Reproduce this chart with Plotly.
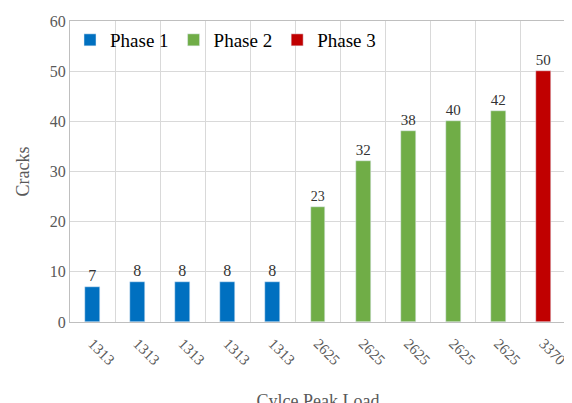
import plotly.graph_objects as go

labels = ["1313"]*5 + ["2625"]*5 + ["3370"]
values = [7, 8, 8, 8, 8, 23, 32, 38, 40, 42, 50]
phases = ["Phase 1"]*5 + ["Phase 2"]*5 + ["Phase 3"]
colors = {"Phase 1": "#0070C0", "Phase 2": "#70AD47", "Phase 3": "#C00000"}

fig = go.Figure()
for ph in ["Phase 1", "Phase 2", "Phase 3"]:
    xs = [i for i, p in enumerate(phases) if p == ph]
    ys = [values[i] for i in xs]
    fig.add_bar(x=xs, y=ys, name=ph, marker_color=colors[ph], width=0.33,
                text=[str(v) for v in ys],
                textposition="outside", textfont=dict(size=16, color="#333"),
                cliponaxis=False)

font = "Liberation Serif, Times New Roman, serif"
fig.update_layout(
    width=572, height=403, margin=dict(l=62, r=14, t=13, b=89, autoexpand=False),
    plot_bgcolor="white", paper_bgcolor="white",
    font=dict(family=font, size=15, color="#595959"),
    legend=dict(orientation="h", x=0.0, y=1.0, xanchor="left", yanchor="top",
                bgcolor="rgba(255,255,255,0)", font=dict(size=19, color="#000"),
                itemwidth=30),
    showlegend=True,
    bargap=0,
    uniformtext=dict(minsize=16),
)
fig.update_xaxes(range=[-0.5, 10.5], tickvals=list(range(11)), ticktext=labels,
                 tickangle=45, showgrid=False, showline=True, linecolor="#bfbfbf",
                 automargin=False, ticklabelstandoff=6,
                 tickfont=dict(size=15, color="#595959"),
                 minor=dict(tick0=0.5, dtick=1, showgrid=True, gridcolor="#d9d9d9"),
                 title=dict(text="Cylce Peak Load", font=dict(size=18, color="#595959"), standoff=30))
fig.update_yaxes(range=[0, 60], dtick=10, showgrid=True, gridcolor="#d9d9d9",
                 showline=True, linecolor="#bfbfbf", mirror=True, zeroline=False,
                 automargin=False,
                 tickfont=dict(size=16, color="#595959"),
                 title=dict(text="Cracks", font=dict(size=18, color="#595959")))
fig.update_xaxes(mirror=True)
fig.write_html("out.html")
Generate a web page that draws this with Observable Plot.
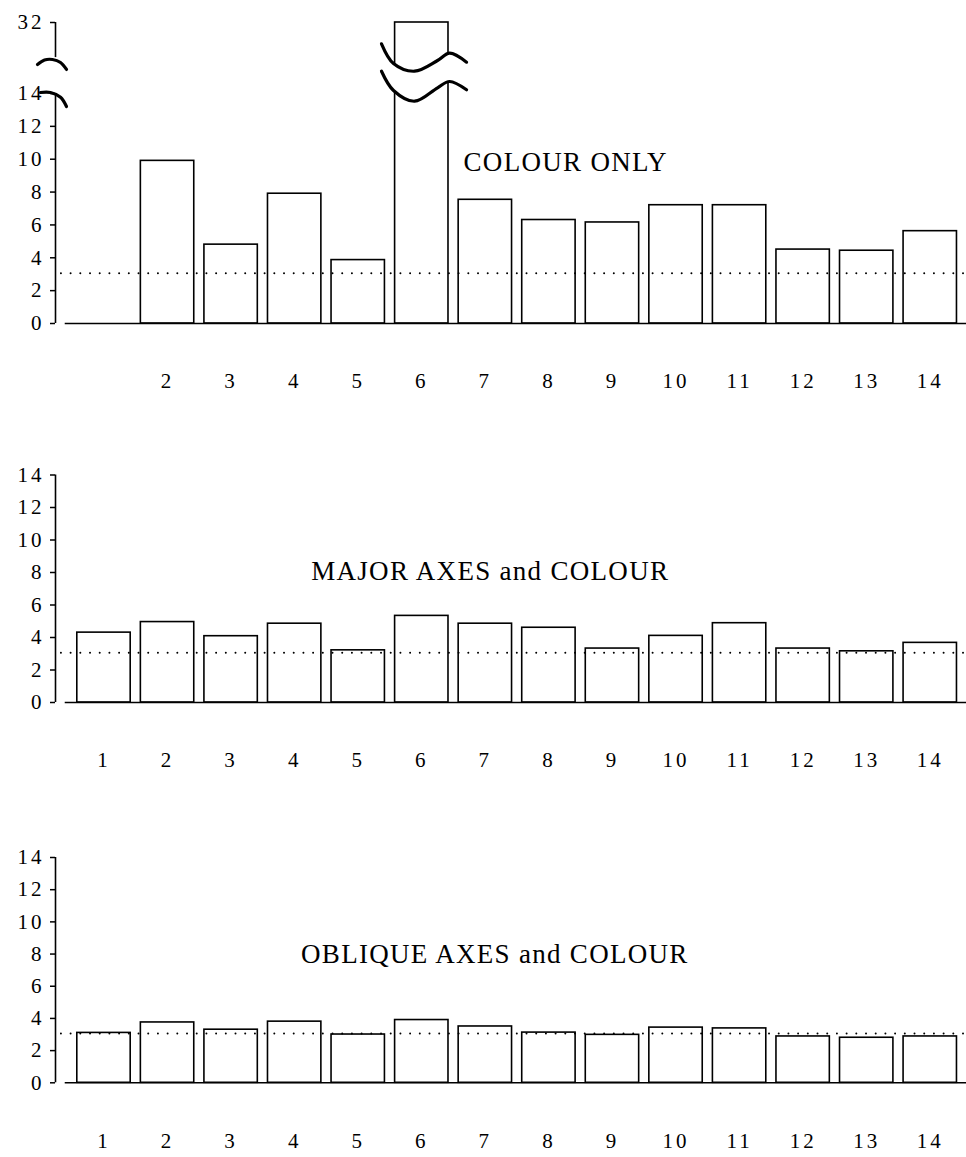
<!DOCTYPE html>
<html><head><meta charset="utf-8">
<script src="https://cdn.jsdelivr.net/npm/d3@7"></script>
<script src="https://cdn.jsdelivr.net/npm/@observablehq/plot@0.6"></script>
<style>
body{margin:0;background:#fff;}
#chart{width:966px;}
#chart svg{display:block;}
</style></head><body><div id="chart"></div>
<script>
// ---- data ----
const categories = d3.range(1, 15);
const colourOnly  = [0, 9.9, 4.8, 7.9, 3.86, 32, 7.53, 6.3, 6.15, 7.2, 7.2, 4.5, 4.43, 5.62];
const majorAxes   = [4.3, 4.95, 4.08, 4.85, 3.21, 5.33, 4.85, 4.6, 3.32, 4.1, 4.88, 3.32, 3.15, 3.67];
const obliqueAxes = [3.1, 3.75, 3.3, 3.8, 3.0, 3.9, 3.5, 3.12, 2.98, 3.43, 3.38, 2.88, 2.8, 2.88];
const threshold = 3.06;
const titles = ["COLOUR ONLY", "MAJOR AXES and COLOUR", "OBLIQUE AXES and COLOUR"];
const yTickLabels = [0, 2, 4, 6, 8, 10, 12, 14];
const brokenTop = 32;
const xTicksFirst = d3.range(2, 15);
const xTicksOther = d3.range(1, 15);
// break symbols (data units)
const waveX      = [5.366, 5.555, 5.886, 6.248, 6.437, 6.704];
const waveTop    = [26.6, 21.6, 19.65, 22.37, 24.22, 21.94];
const waveBottom = [19.65, 14.76, 13.53, 15.45, 17.04, 14.94];
const axisBreakUpperX = [-0.046, 0.064, 0.19, 0.316, 0.41];
const axisBreakUpperY = [21.35, 22.49, 22.62, 21.86, 20.09];
const axisBreakLowerX = [0.0, 0.158, 0.316, 0.41];
const axisBreakLowerY = [14.25, 14.25, 13.77, 13.21];
const axisUpperBottom = 23.1;

const xDomain = [0.237, 14.57];
const xAxisStart = 0.39;
const dotStart = 0.33;
const halfBar = 0.42;

function panel({values, title, titleX, titleY, xTicks, yDomain, yRange, height, yTicks, broken}) {
  const data = categories.map((c, i) => ({c, v: values[i]})).filter(d => d.v > 0);
  const wave = waveX.map((x, i) => ({x, hi: waveTop[i], lo: waveBottom[i]}));
  const marks = [
    Plot.rect(data, {x1: d => d.c - halfBar, x2: d => d.c + halfBar, y1: 0, y2: "v",
      fill: "white", stroke: "black", strokeWidth: 1.6}),
  ];
  if (broken) {
    marks.push(
      Plot.areaY(wave, {x: "x", y1: "lo", y2: "hi", fill: "white", curve: "catmull-rom"}),
      Plot.line(wave, {x: "x", y: "hi", stroke: "black", strokeWidth: 3.2, curve: "catmull-rom"}),
      Plot.line(wave, {x: "x", y: "lo", stroke: "black", strokeWidth: 3.2, curve: "catmull-rom"}),
      Plot.ruleX([xDomain[0]], {y1: axisUpperBottom, y2: brokenTop, strokeWidth: 1.6}),
      Plot.line(axisBreakUpperX.map((x, i) => ({x, y: axisBreakUpperY[i]})), {x: "x", y: "y", strokeWidth: 3.2, curve: "catmull-rom"}),
      Plot.line(axisBreakLowerX.map((x, i) => ({x, y: axisBreakLowerY[i]})), {x: "x", y: "y", strokeWidth: 3.2, curve: "catmull-rom"})
    );
  }
  marks.push(
    Plot.ruleY([threshold], {x1: dotStart, x2: xDomain[1], stroke: "black", strokeWidth: 2,
      strokeDasharray: "0,9.7", strokeLinecap: "round"}),
    Plot.ruleY([0], {x1: xAxisStart, x2: xDomain[1], strokeWidth: 1.6}),
    Plot.ruleX([xDomain[0]], {y1: 0, y2: 14, strokeWidth: 1.6}),
    Plot.axisY({ticks: yTicks, tickSize: 5, tickPadding: 6, tickFormat: d => String(d), strokeWidth: 1.5, label: null}),
    Plot.axisX({ticks: xTicks, tickSize: 0, tickPadding: 50, tickFormat: d => String(d), label: null}),
    Plot.text([title], {x: titleX, y: titleY, text: d => d, textAnchor: "start", fontSize: 27, ariaLabel: "panel title"})
  );
  const svg = Plot.plot({
    width: 966, height,
    marginLeft: 55, marginRight: 0,
    marginTop: yRange[yRange.length - 1], marginBottom: height - yRange[0],
    style: {fontFamily: "Liberation Serif", fontSize: "21px", letterSpacing: "3px", color: "black", background: "white"},
    x: {type: "linear", domain: xDomain, range: [55, 966], axis: null, label: null},
    y: {type: "linear", domain: yDomain, range: yRange, axis: null, label: null},
    marks
  });
  d3.select(svg).selectAll('text[aria-label="panel title"], g[aria-label="panel title"] text, g[aria-label="text"] text')
    .style("letter-spacing", "1.3px");
  return svg;
}

const root = document.getElementById("chart");
root.appendChild(panel({values: colourOnly, title: titles[0], titleX: 6.657, titleY: 9.81,
  xTicks: xTicksFirst, yDomain: [0, 14, brokenTop], yRange: [323, 93, 22], height: 400,
  yTicks: [...yTickLabels, brokenTop], broken: true}));
root.appendChild(panel({values: majorAxes, title: titles[1], titleX: 4.26, titleY: 8.1,
  xTicks: xTicksOther, yDomain: [0, 14], yRange: [302, 74.5], height: 379,
  yTicks: yTickLabels, broken: false}));
root.appendChild(panel({values: obliqueAxes, title: titles[2], titleX: 4.1, titleY: 8.0,
  xTicks: xTicksOther, yDomain: [0, 14], yRange: [303.3, 78], height: 378,
  yTicks: yTickLabels, broken: false}));
</script></body></html>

☆ ☆ ☆

- Prompt -
Can the lines from the start of the records through the line with "cliponaxis=False)" be given again exactly, with the pictures left out?

- Task answer -
Reproduce this chart with Plotly.
import plotly.graph_objects as go

labels = ["1313"]*5 + ["2625"]*5 + ["3370"]
values = [7, 8, 8, 8, 8, 23, 32, 38, 40, 42, 50]
phases = ["Phase 1"]*5 + ["Phase 2"]*5 + ["Phase 3"]
colors = {"Phase 1": "#0070C0", "Phase 2": "#70AD47", "Phase 3": "#C00000"}

fig = go.Figure()
for ph in ["Phase 1", "Phase 2", "Phase 3"]:
    xs = [i for i, p in enumerate(phases) if p == ph]
    ys = [values[i] for i in xs]
    fig.add_bar(x=xs, y=ys, name=ph, marker_color=colors[ph], width=0.33,
                text=[str(v) for v in ys],
                textposition="outside", textfont=dict(size=16, color="#333"),
                cliponaxis=False)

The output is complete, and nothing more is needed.